On the other hand legal brains started to drift in. This is no ordinary case. A lot is at stake. According to information from the trade unions at least 500 of its members are still roaming the streets. Should the unions win the case this will mean more trust from their members, notes BOPEU’s General Secretary Topias Marenga. It will also mean that 500 employees will get their jobs back.

But this will come at a cost to the government. Unions are praying for a reinstatement not reemployment. Should the judges grant the unions their wishes government will have to pay millions of pula to the said employees as back pay for the months the employees remained without getting a salary. Justice Dingake has called for a reinstatement.

Both unions and government have instructed Senior Counsels from South Africa to argue the case. There were as many as 11 lawyers on the bar on Monday. This included junior lawyers to Senior Counsels from South Africa. On the side of unions were, Advocate Wim Trengove and Advocate Martin Brassy. Union’s lawyers, Mbakiso Chilisa and Tshiamo Rantao have engaged the two.

On the other hand Senior Counsel Anton Myburgh represented government working under the instruction of Collins Newman & Co. He had Parks Tafa and Lawrence Khupe in tow. Labour law was discussed at length. Administrative law as well. Myburgh on Monday pleaded with Court of Appeal judges to overturn Dingake’s judgement.

He noted that at the heart of their appeal lies Section 27 (1) and (2) of the Public Service Act 30 of 2008, which reads in part: An employee who is guilty of serious misconduct shall be summarily dismissed from the public service on the basis of that serious misconduct.

The advocate argued that a strike by essential service employees, particularly in health services, is the quintessential example of when an employer cannot reasonably be expected to hold a disciplinary enquiry.

“This is because, by definition, such a strike gives rise to a crisis emergency. In the circumstances, the employer was absolved of the obligation to conduct a disciplinary enquiry,” he argued. Myburgh blamed trade unions for failing to intervene and ensure that essential service employees return to work following a court order that declared their strike illegal. As the lawyers argued on and on some people started to doze off.

A police officer sitting behind the judges also unwittingly took a nap. “The respondents were under a positive obligation to intervene and ensure return to work of the employees, “ argued Myburgh. But advocates representing the unions maintained that it was wrong to dismiss employees without according them a proper hearing.

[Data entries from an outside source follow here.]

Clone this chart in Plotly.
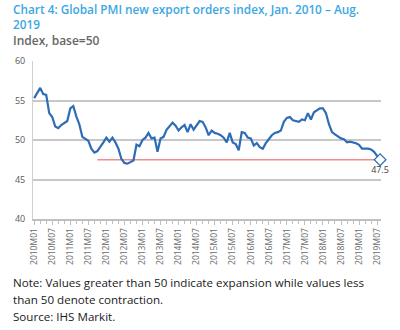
import plotly.graph_objects as go

# Monthly labels 2010M01 .. 2019M08
years = list(range(2010, 2020))
months = [f"{y}M{m:02d}" for y in years for m in range(1, 13)][:116]

pmi_export = [
    # 2010
    55.3, 56.0, 56.6, 55.8, 55.7, 53.4, 52.9, 51.7, 51.5, 51.9, 52.2, 52.4,
    # 2011
    54.0, 54.3, 53.0, 52.0, 50.4, 50.2, 49.9, 48.9, 48.4, 48.6, 49.1, 49.7,
    # 2012
    50.3, 49.8, 50.3, 49.7, 48.9, 47.6, 47.1, 47.0, 47.2, 47.4, 49.4, 49.2,
    # 2013
    50.0, 50.3, 50.9, 50.2, 50.3, 48.5, 50.2, 50.4, 51.3, 51.8, 52.2, 51.8,
    # 2014
    51.2, 51.6, 51.9, 51.0, 52.0, 51.3, 51.9, 52.4, 52.3, 51.6, 50.6, 51.2,
    # 2015
    50.9, 50.8, 50.6, 50.3, 49.7, 50.9, 49.7, 49.5, 48.7, 51.0, 50.9, 50.3,
    # 2016
    50.2, 49.3, 49.6, 49.1, 48.9, 49.6, 50.1, 50.6, 50.9, 51.0, 51.2, 52.3,
    # 2017
    52.8, 52.9, 52.5, 52.4, 52.3, 52.6, 52.5, 53.4, 52.6, 53.5, 53.8, 54.0,
    # 2018
    54.0, 53.4, 52.0, 51.0, 50.7, 50.4, 50.2, 50.1, 49.7, 49.8, 49.7, 49.6,
    # 2019
    49.4, 48.9, 48.9, 48.9, 48.8, 48.5, 48.0, 47.5,
]

ref_level = 47.5
ref_start = "2011M10"
tick_labels = [m for m in months if m.endswith("M01") or m.endswith("M07")]

x_idx = list(range(len(months)))
tick_idx = [months.index(t) for t in tick_labels]
ref_x = [months.index(ref_start), len(months) - 1]

fig = go.Figure()
fig.add_trace(go.Scatter(
    x=ref_x, y=[ref_level, ref_level], mode="lines",
    line=dict(color="#F28B8B", width=1.5), hoverinfo="skip", showlegend=False))
fig.add_trace(go.Scatter(
    x=x_idx, y=pmi_export, mode="lines",
    line=dict(color="#2E6DB6", width=2.2), showlegend=False))
fig.add_trace(go.Scatter(
    x=[x_idx[-1]], y=[pmi_export[-1]], mode="markers+text",
    marker=dict(symbol="diamond", size=9, color="white",
                line=dict(color="#2E6DB6", width=1.2)),
    text=[f"{pmi_export[-1]}"], textposition="bottom center",
    textfont=dict(size=9, color="#404040", family="Open Sans"),
    cliponaxis=False, showlegend=False))

fig.update_layout(
    width=400, height=330,
    margin=dict(l=33, r=19, t=61, b=111),
    paper_bgcolor="white", plot_bgcolor="white",
    font=dict(family="Open Sans", color="#595959"),
    xaxis=dict(
        range=[-0.4, 115.3], tickmode="array", tickvals=tick_idx,
        ticktext=tick_labels, tickangle=-90,
        tickfont=dict(size=8.5, color="#6A6A6A"),
        showgrid=False, zeroline=False,
        showline=True, linecolor="#BFBFBF", linewidth=1.5,
        ticks="outside", ticklen=4, tickcolor="#BFBFBF",
        minor=dict(dtick=2, ticks="outside", ticklen=3, tickcolor="#BFBFBF", showgrid=False),
    ),
    yaxis=dict(
        range=[40, 60], tickvals=[40, 45, 50, 55, 60],
        tickfont=dict(size=9, color="#595959"),
        showgrid=True, gridcolor="#C8C8C8", gridwidth=1.5,
        zeroline=False, showline=True, linecolor="#D0D0D0", linewidth=1,
        ticks="", ticklabelstandoff=5,
    ),
)

def ypaper(py):
    return (219 - py) / 158.0

def xpaper(px):
    return (px - 33) / 348.0

texts = [
    ("Chart 4: Global PMI new export orders index, Jan. 2010 \u2013 Aug.<br>2019", 16.0, "#3BA7E3", 11.8, 600),
    ("Index, base=50", 40.5, "#666666", 12, 600),
    ("Note: Values greater than 50 indicate expansion while values less", 282, "#1A1A1A", 11.6, 500),
    ("than 50 denote contraction.", 299, "#1A1A1A", 11.6, 500),
    ("Source: IHS Markit.", 316, "#1A1A1A", 11.6, 500),
]
for t, py, col, sz, wt in texts:
    fig.add_annotation(
        text=t, xref="paper", yref="paper", x=xpaper(11), y=ypaper(py),
        xanchor="left", yanchor="middle", align="left", showarrow=False,
        font=dict(size=sz, color=col, family="Open Sans", weight=wt))

fig.write_html("out.html")
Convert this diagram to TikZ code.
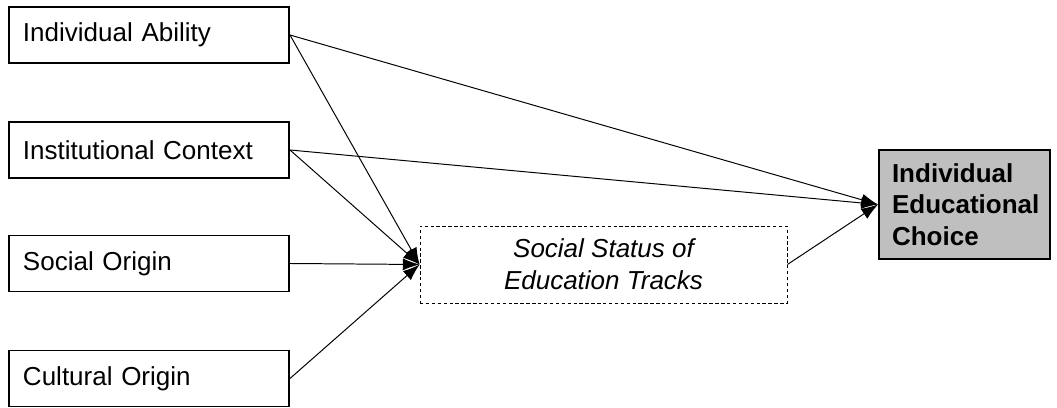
\documentclass[tikz,border=0pt]{standalone}
\usepackage{fontspec}
\setmainfont{Liberation Sans}
\usetikzlibrary{arrows.meta}

\begin{document}
\begin{tikzpicture}[
	every node/.style={font=\fontsize{18.5}{22.5}\selectfont},
	factor/.style={draw, line width=1.4pt, minimum height=1.4cm, text width=6.3cm, inner xsep=0.35cm, align=left},
	effect/.style={line width=0.7pt, -{Latex[length=0.42cm, width=0.3cm]}}
]
	\definecolor{choicecol}{rgb}{0.75,0.75,0.75}
	\useasboundingbox (0, 0) rectangle (26.425, 10.2);
	\node[factor] (ability) at (3.725, 9.325) {Individual Ability};
	\node[factor] (context) at (3.725, 6.45) {Institutional Context};
	\node[factor] (social) at (3.725, 3.6125) {Social Origin};
	\node[factor] (cultural) at (3.725, 0.7375) {Cultural Origin};
	\node[draw, line width=0.6pt, dash pattern=on 2.4pt off 1.8pt, minimum width=9.175cm, minimum height=1.925cm, align=center, font=\fontsize{18.5}{22.5}\selectfont\itshape] (status) at (15.0875, 3.5875) {Social Status of\\Education Tracks};
	\node[draw, line width=1.4pt, fill=choicecol, minimum height=2.725cm, text width=3.625cm, inner xsep=0.325cm, align=left, font=\fontsize{18.5}{22.5}\selectfont\bfseries] (choice) at (24.1125, 5.0875) {Individual\\Educational\\Choice};
	\draw[effect] (ability.east) -- (choice.west);
	\draw[effect] (context.east) -- (choice.west);
	\draw[effect] (status.east) -- (choice.west);
	\foreach \f in {ability, context, social, cultural} {
		\draw[effect] (\f.east) -- (status.west);
	}
\end{tikzpicture}
\end{document}
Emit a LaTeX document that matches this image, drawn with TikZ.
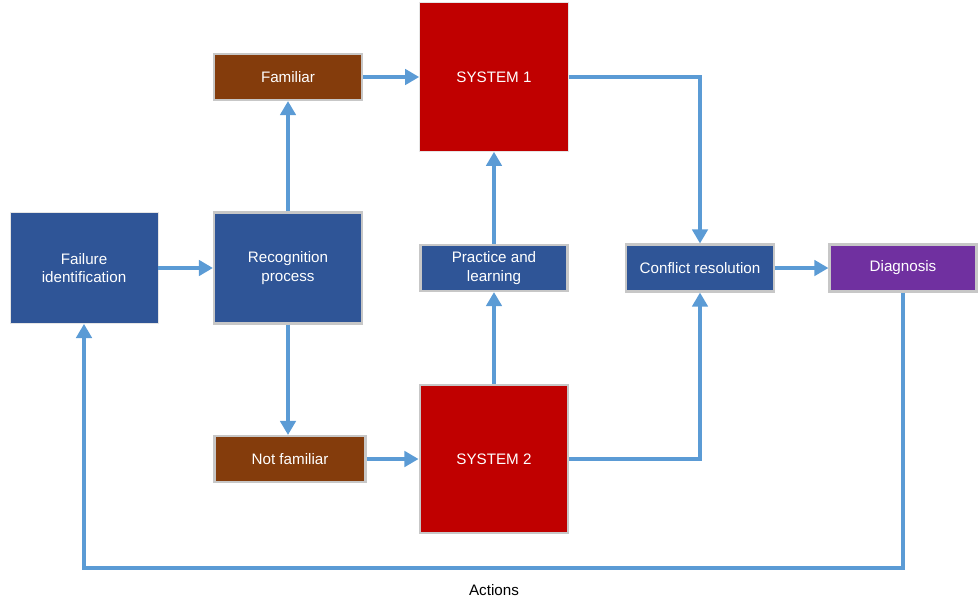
\documentclass[tikz,border=0pt]{standalone}
\usepackage{fontspec}
\setmainfont{Liberation Sans}
\usetikzlibrary{arrows.meta, positioning}
\definecolor{azulcaja}{HTML}{2F5597}
\definecolor{rojocaja}{HTML}{C00000}
\definecolor{cafecaja}{HTML}{843C0C}
\definecolor{moradocaja}{HTML}{7030A0}
\definecolor{azullinea}{HTML}{5B9BD5}
\tikzstyle{bloque} = [rectangle, fill=azulcaja, text=white, draw=black!22, line width=1.5pt, align=center, inner sep=2pt, font=\fontsize{10.8}{13}\selectfont]
\tikzstyle{grande} = [bloque, minimum width=3.7cm, minimum height=2.775cm]
\tikzstyle{chico} = [bloque, minimum width=3.7cm, minimum height=1.15cm]
\tikzstyle{sistema} = [bloque, fill=rojocaja, minimum width=3.72cm, minimum height=3.72cm]
\tikzstyle{flecha} = [draw=azullinea, line width=2.3pt, -{Triangle[length=10pt,width=11pt]}]

\begin{document}
\begin{tikzpicture}[x=0.025cm, y=-0.025cm]
		\useasboundingbox (0,0) rectangle (980,601);
		\node [grande, draw=black!10, line width=0.6pt] (falla) at (84,268) {Failure\\identification};
		\node [grande] (reconocimiento) at (288,268) {Recognition\\process};
		\node [chico, fill=cafecaja] (familiar) at (288,77) {Familiar};
		\node [chico, fill=cafecaja, minimum width=3.775cm] (nofamiliar) at (290,459) {Not familiar};
		\node [sistema, draw=black!10, line width=0.6pt] (sistema1) at (494,77) {SYSTEM 1};
		\node [sistema] (sistema2) at (494,459) {SYSTEM 2};
		\node [chico, minimum width=3.675cm] (practica) at (494,268) {Practice and\\learning};
		\node [chico, minimum height=1.175cm] (conflicto) at (700,268) {Conflict resolution};
		\node [chico, fill=moradocaja, minimum width=3.675cm, minimum height=1.175cm] (diagnostico) at (903,268) {Diagnosis};
		\node [font=\fontsize{10.8}{13}\selectfont] (acciones) at (494,590) {Actions};
		\coordinate (fondo) at (494,568);
		\draw [flecha] (falla) -- (reconocimiento);
		\draw [flecha] (reconocimiento) -- (familiar);
		\draw [flecha] (reconocimiento.south) -- (reconocimiento.south |- nofamiliar.north);
		\draw [flecha] (familiar) -- (sistema1);
		\draw [flecha] (nofamiliar) -- (sistema2);
		\draw [flecha] (sistema2) -- (practica);
		\draw [flecha] (practica) -- (sistema1);
		\draw [flecha] (sistema1.east) -| (conflicto.north);
		\draw [flecha] (sistema2.east) -| (conflicto.south);
		\draw [flecha] (conflicto) -- (diagnostico);
		\draw [flecha] (diagnostico.south) |- (fondo) -| (falla.south);
	\end{tikzpicture}
\end{document}
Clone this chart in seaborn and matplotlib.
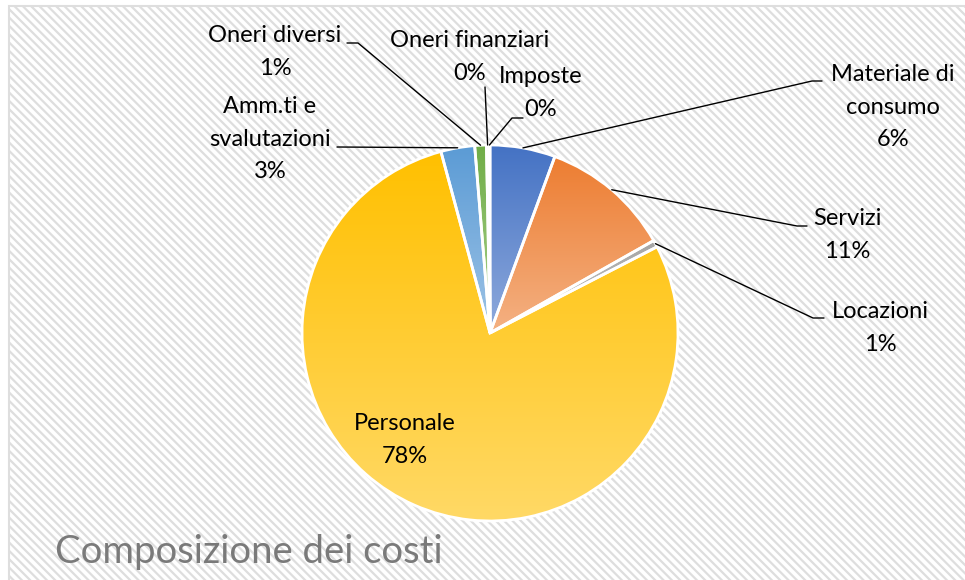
import numpy as np
import seaborn as sns
import matplotlib
matplotlib.use('Agg')
import matplotlib.pyplot as plt
from matplotlib.patches import Rectangle
from matplotlib.colors import LinearSegmentedColormap

# dati
categorie = ["Materiale di\nconsumo", "Servizi", "Locazioni", "Personale",
             "Amm.ti e\nsvalutazioni", "Oneri diversi", "Oneri finanziari", "Imposte"]
valori = [5.6, 11.2, 0.6, 78.3, 2.9, 1.0, 0.2, 0.1]
colori_alto = ["#4472C4", "#ED7D31", "#A5A5A5", "#FFC000", "#5B9BD5", "#70AD47", "#264478", "#9E480E"]
colori_basso = ["#8FAADC", "#F4B183", "#C9C9C9", "#FFD966", "#9DC3E6", "#A9D18E", "#5B7BB5", "#C8865A"]
titolo = "Composizione dei costi"

# posizione etichette (pixel immagine): centro testo, gomito, fine linea
etichette_pos = [(893, 107), (847, 235), (880, 328), (405, 440),
                 (270, 139), (275, 52), (470, 57), (541, 93)]
gomiti = [(812, 81), (797, 226), (813, 318), None,
          (337, 147), (358, 43), (485, 87), (512, 118)]
fine_linea = [(822, 81), (807, 226), (824, 318), None,
              None, (347, 43), None, (523, 118)]

W, H = 965, 580
CX, CY, R = 490, 333, 188
PASSO = 32.5  # distanza tra le righe delle etichette

sns.set_theme(style="white")
plt.rcParams['font.family'] = ['Lato', 'DejaVu Sans']
plt.rcParams['hatch.linewidth'] = 1.6

fig = plt.figure(figsize=(W / 100, H / 100), dpi=100)
ax = fig.add_axes([0, 0, 1, 1])
ax.set_axis_off()

# sfondo tratteggiato
sfondo = Rectangle((9, -5), W, H - 6 + 5, facecolor="white", edgecolor="#DEDEDE",
                   hatch="\\\\\\\\", linewidth=1.5, zorder=0)
ax.add_patch(sfondo)


def yy(y):
    return H - y


wedges, _ = ax.pie(valori, center=(CX, yy(CY)), radius=R, startangle=90,
                   counterclock=False, colors=colori_alto,
                   wedgeprops=dict(edgecolor="white", linewidth=2.0))

# riempimento sfumato
grad = np.linspace(0, 1, 256).reshape(-1, 1)
for w, c1, c2 in zip(wedges, colori_alto, colori_basso):
    ext = w.get_path().get_extents()
    cmap = LinearSegmentedColormap.from_list("g", [c1, c2])
    im = ax.imshow(grad, cmap=cmap, aspect="auto", origin="upper",
                   extent=(ext.x0, ext.x1, ext.y0, ext.y1), zorder=1,
                   interpolation="bilinear")
    im.set_clip_path(w)
    w.set_facecolor("none")
    w.set_zorder(2)

totale = sum(valori)
for i, (w, nome, v) in enumerate(zip(wedges, categorie, valori)):
    theta = np.deg2rad(90 - (sum(valori[:i]) + v / 2) / totale * 360)
    px, py = CX + R * np.cos(theta), yy(CY) + R * np.sin(theta)
    perc = f"{round(v / totale * 100):.0f}%"
    righe = nome.split("\n") + [perc]
    tx, ty = etichette_pos[i]
    y0 = ty - PASSO * (len(righe) - 1) / 2
    for k, riga in enumerate(righe):
        ax.text(tx, yy(y0 + k * PASSO), riga, ha="center", va="center",
                fontsize=17, color="black", zorder=4)
    if gomiti[i] is not None:
        xs = [px, gomiti[i][0]]
        ys = [py, yy(gomiti[i][1])]
        if fine_linea[i] is not None:
            xs.append(fine_linea[i][0])
            ys.append(yy(fine_linea[i][1]))
        ax.plot(xs, ys, color="black", linewidth=1.0, zorder=3)

ax.text(55, yy(552), titolo, ha="left", va="center", fontsize=27.5,
        color="#7A7A7A", fontweight="normal", zorder=4)

ax.set_xlim(0, W)
ax.set_ylim(0, H)
ax.set_aspect("equal")

fig.savefig("out.png", dpi=100)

They argued that the employers could have been expected to consider in the course of such a hearing whether the ultimate sanction of dismissal was appropriate in the circumstances. “That will not require no more than an afternoon discussion with the unions,” argued Advocate Martin Brassy.

And when the panel of five judges begins reading the judgment at a later date there will be more at stake in the unfolding drama than the judgment. Court of Appeal judge president, Ian Kirby admitted that the case was complex. “This is a complex matter, it will take time to debate among ourselves,” he said.

Lord Alistair Abernethy and Judge Monametsi Gaongalelwe flanked Kirby on the left while Justice Nick McNally and Justice Isaac Lesetedi sat on his right hand side. Now is a waiting game.